West Rim Trail & The Grotto (miles 22.5 ~ 36.7) – Despite being 23 miles into this run I was feeling pretty good, although my head was strangely tired… maybe from staying up waay too late those previous nights. Yeah probably that. We were off of our 14 hour projected finish by at least an hour I figured. That didn’t matter so much. Mainly I was thrilled that neither my right arch or my right calf had become a problem on the run as I had minor issues with both earlier in the year. Before any of that could become a real worry, the scenery suddenly opened into a mind blowing view of forested plateaus rising above the canyons in white, orange, and red hues. Jagged peaks of all colors surrounded them. In the distance clouds swept over more striking scenery with the occasional grey-fingered virga reaching down from above. I was wide awake again! The more I tried to run though, the more I wanted to stop and take it in, which is ultimately what I did. I strolled for a short bit in complete awe, snapping a few photos. This is the stuff that the tourists and day hikers don’t get to see, this is the backcountry of Zion and it’s simply unreal!

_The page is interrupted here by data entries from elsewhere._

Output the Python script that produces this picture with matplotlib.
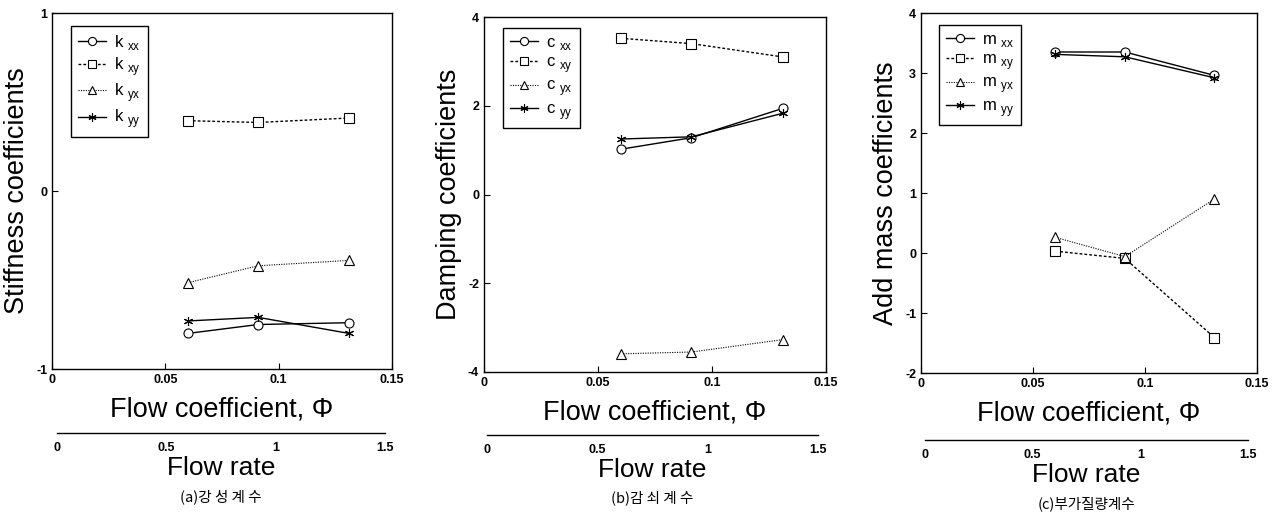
import numpy as np
import matplotlib
matplotlib.use("Agg")
import matplotlib.pyplot as plt

plt.rcParams['font.family'] = ['Liberation Sans', 'DejaVu Sans']
plt.rcParams['axes.unicode_minus'] = False

# flow coefficient of the three test points
phi = [0.06, 0.091, 0.131]

# (a) stiffness
k_xx = [-0.80, -0.75, -0.74]
k_xy = [0.395, 0.385, 0.41]
k_yx = [-0.515, -0.42, -0.39]
k_yy = [-0.73, -0.71, -0.80]

# (b) damping
c_xx = [1.02, 1.28, 1.94]
c_xy = [3.52, 3.40, 3.10]
c_yx = [-3.59, -3.55, -3.27]
c_yy = [1.25, 1.30, 1.83]

# (c) added mass
m_xx = [3.35, 3.35, 2.96]
m_xy = [0.03, -0.09, -1.41]
m_yx = [0.26, -0.06, 0.90]
m_yy = [3.31, 3.27, 2.92]

phi_ticks = [0, 0.05, 0.1, 0.15]
phi_ticklabels = ['0', '0.05', '0.1', '0.15']
rate_ticks = [0, 0.5, 1, 1.5]
rate_ticklabels = ['0', '0.5', '1', '1.5']

W, H = 1282, 514
fig = plt.figure(figsize=(W / 100, H / 100), dpi=100)


def px(l, t, w, h):
    return [l / W, 1 - (t + h) / H, w / W, h / H]


styles = [
    dict(marker='o', linestyle='-', lw=1.0),
    dict(marker='s', linestyle=(0, (2, 1.5)), lw=1.0),
    dict(marker='^', linestyle=(0, (1, 1.2)), lw=0.8),
    dict(marker=(6, 2, 0), linestyle='-', lw=1.0),
]

panels = [
    dict(box=(52, 13, 340, 356), ylim=(-1, 1), yticks=[-1, 0, 1],
         ylabel='Stiffness coefficients', sym='k',
         data=[k_xx, k_xy, k_yx, k_yy], leg=(19, 13),
         rate=(57, 433, 328), cap='(a)강 성 계 수', capy=497),
    dict(box=(484, 17, 342, 355), ylim=(-4, 4), yticks=[-4, -2, 0, 2, 4],
         ylabel='Damping coefficients', sym='c',
         data=[c_xx, c_xy, c_yx, c_yy], leg=(19, 11),
         rate=(487, 435, 331), cap='(b)감 쇠 계 수', capy=498),
    dict(box=(921, 13, 336, 360), ylim=(-2, 4), yticks=[-2, -1, 0, 1, 2, 3, 4],
         ylabel='Add mass coefficients', sym='m',
         data=[m_xx, m_xy, m_yx, m_yy], leg=(18, 12),
         rate=(925, 440, 323), cap='(c)부가질량계수', capy=504),
]

names = ['xx', 'xy', 'yx', 'yy']

for p in panels:
    l, t, w, h = p['box']
    ax = fig.add_axes(px(l, t, w, h))
    for vals, st, nm in zip(p['data'], styles, names):
        ax.plot(phi, vals, color='black', linestyle=st['linestyle'], lw=st['lw'],
                marker=st['marker'], markersize=6.5, markerfacecolor='white',
                markeredgecolor='black', markeredgewidth=0.8,
                label=p['sym'] + r' $_{\mathregular{' + nm + '}}$')
    ax.set_xlim(0, 0.15)
    ax.set_ylim(*p['ylim'])
    ax.set_xticks(phi_ticks)
    ax.set_xticklabels(phi_ticklabels, fontsize=9, fontweight='bold')
    ax.set_yticks(p['yticks'])
    ax.set_yticklabels([str(v) for v in p['yticks']], fontsize=9, fontweight='bold')
    ax.tick_params(direction='in', length=4, width=0.8)
    for s in ax.spines.values():
        s.set_linewidth(1.0)
    ax.set_xlabel('Flow coefficient, Φ', fontsize=19.5, labelpad=8)
    ax.set_ylabel(p['ylabel'], fontsize=19.5, labelpad=4)
    ox, oy = p['leg']
    ax.legend(loc='upper left', bbox_to_anchor=(ox / w, 1 - oy / h),
              borderaxespad=0, fontsize=12, handlelength=1.7, handletextpad=0.5,
              labelspacing=0.2, fancybox=False, edgecolor='black',
              framealpha=1, borderpad=0.4, markerscale=0.9)
    ax.get_legend().get_frame().set_linewidth(1.0)

    # flow rate scale underneath
    rl, rt, rw = p['rate']
    ax2 = fig.add_axes(px(rl, rt, rw, 1))
    ax2.set_xlim(0, 1.5)
    ax2.set_yticks([])
    for side in ['left', 'right', 'bottom']:
        ax2.spines[side].set_visible(False)
    ax2.spines['top'].set_linewidth(1.0)
    ax2.patch.set_visible(False)
    ax2.set_xticks(rate_ticks)
    ax2.set_xticklabels(rate_ticklabels, fontsize=9, fontweight='bold')
    ax2.tick_params(axis='x', length=0, pad=6)
    ax2.set_xlabel('Flow rate', fontsize=19, labelpad=1)
    fig.text((rl + rw / 2) / W, 1 - p['capy'] / H, p['cap'], ha='center', va='center',
             fontsize=10.5, family=['Noto Sans CJK KR', 'DejaVu Sans'])

fig.savefig('out.png', dpi=100)
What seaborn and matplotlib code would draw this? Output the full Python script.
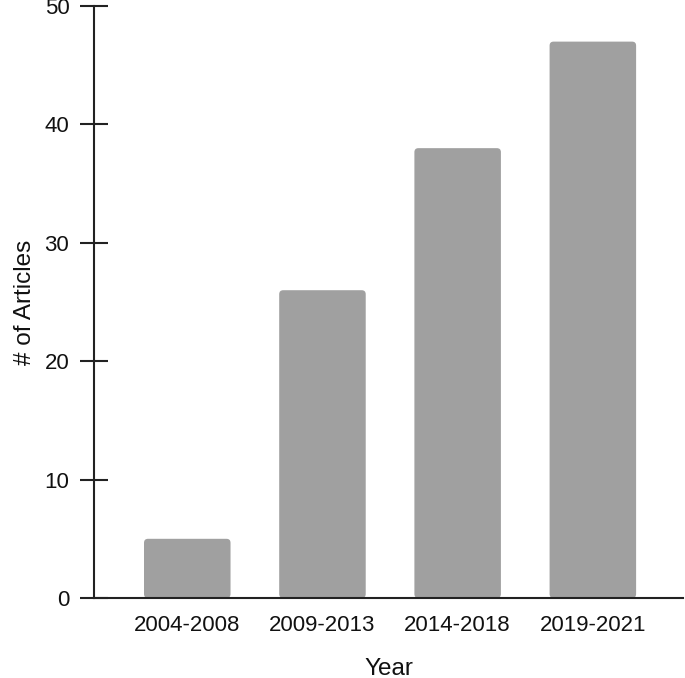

As I eventually got over the shock of what I was experiencing I started to pick up my run pace again when I felt a sharp twinge on the inside of my right knee. This was around mile 30 and was concerning. After running a couple of miles it only became worse. By the time I reached the springs to refill my water at mile 32 I was convinced I’d have to drop at the Grotto and was feeling very down. On top of that, I realized that we were now looking at a 16 hour finish; the prospect of being out for several more hours on a problematic knee was hard to reconcile, then again so was dropping after coming most of the way. I cruised along downhill with Art at an easy pace until we eventually met up with Greg again. John had sprinted down already. I picked up my pace a little and ran with Greg to see how the steeper downhill felt before we bottomed out at the Grotto. Between Art and Greg talking me through various scenarios, and just reaching the bottom in one piece, I felt like I needed to see it through to the finish.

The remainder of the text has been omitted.